A Sweet Science
Creed III finds Adonis Creed — son of the late boxing champ Apollo Creed, the erstwhile nemesis, mentor and friend of Rocky Balboa — a successfully retired heavyweight champion. Michael B. Jordan reprises his role as Adonis and this time takes the helm as director, following Ryan Coogler’s work on the first Creed and Steven Caple Jr.’s turn on Creed II. For his directorial debut, Jordan combined his intimate knowledge of the franchise with his clear creative vision, and to help him bring that vision to life on the screen, he asked Creed II cinematographer Kramer Morgenthau, ASC to step back into the ring.
“This is a boxing movie, but at the same time it’s an intense, emotional, adult story, which you see less and less of in blockbuster movies,” Morgenthau recently told Panavision. “It’s nice to see that drama — you feel really connected to the characters, and then, when you go into the ring with them, you really feel it.”
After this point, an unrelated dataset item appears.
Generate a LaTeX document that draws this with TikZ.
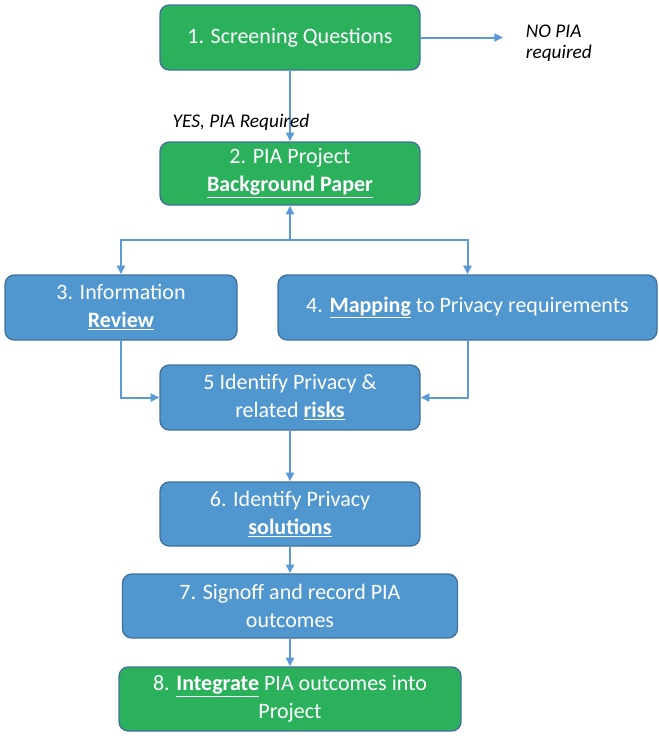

On both Creed II and III, Morgenthau was joined in his corner by A-camera and Steadicam operator Michael Heathcote. During preproduction for Creed III, the cinematographer shares, “Mike and I came in early during prep to work with [2nd-unit director and supervising stunt coordinator] Clayton Barber and [assistant stunt coordinator] Eric Brown to help design the moves for the fight choreography. There’s an arc to what happens in the fights and the stories happening in the corners and in the ringside seats. That was all carefully choreographed, like shooting a piece of dance.”
Working with Panavision Atlanta, Morgenthau elected to shoot Creed III with Panavised Sony Venice cameras and a lens package that included both anamorphic and spherical optics. “We shot all the dramatic scenes with T Series and C Series anamorphic lenses, and for the fights, which are in the 1.90:1 aspect ratio for IMAX, we used [prototype] spherical VA primes that we customized to add a bit more softness and help them match the look of our anamorphic lenses,” the cinematographer explains.
“There’s also a heightened moment we called ‘the void’ in one of the fights, where the audience drops out and it’s just the two boxers,” he continues. “For that, we switched to very wide-angle lenses, a 12mm H Series and a 14mm VA. That was part of Michael’s vision from the beginning. It’s very much an anime approach — anime is a big stylistic influence for Michael.”
The training montage before the movie’s climactic fight proved every bit as critical for the filmmakers as it was for the characters onscreen. “The training montage is sort of the pièce de résistance of every Rocky movie,” Morgenthau reflects. “There’s a lot of pressure to make these sequences really stand out visually while still honoring the story and what’s going on with the characters. The movie is set in L.A., and we shot the montage at a lot of iconic L.A. locations and using every possible camera platform. I hope everyone enjoys it!”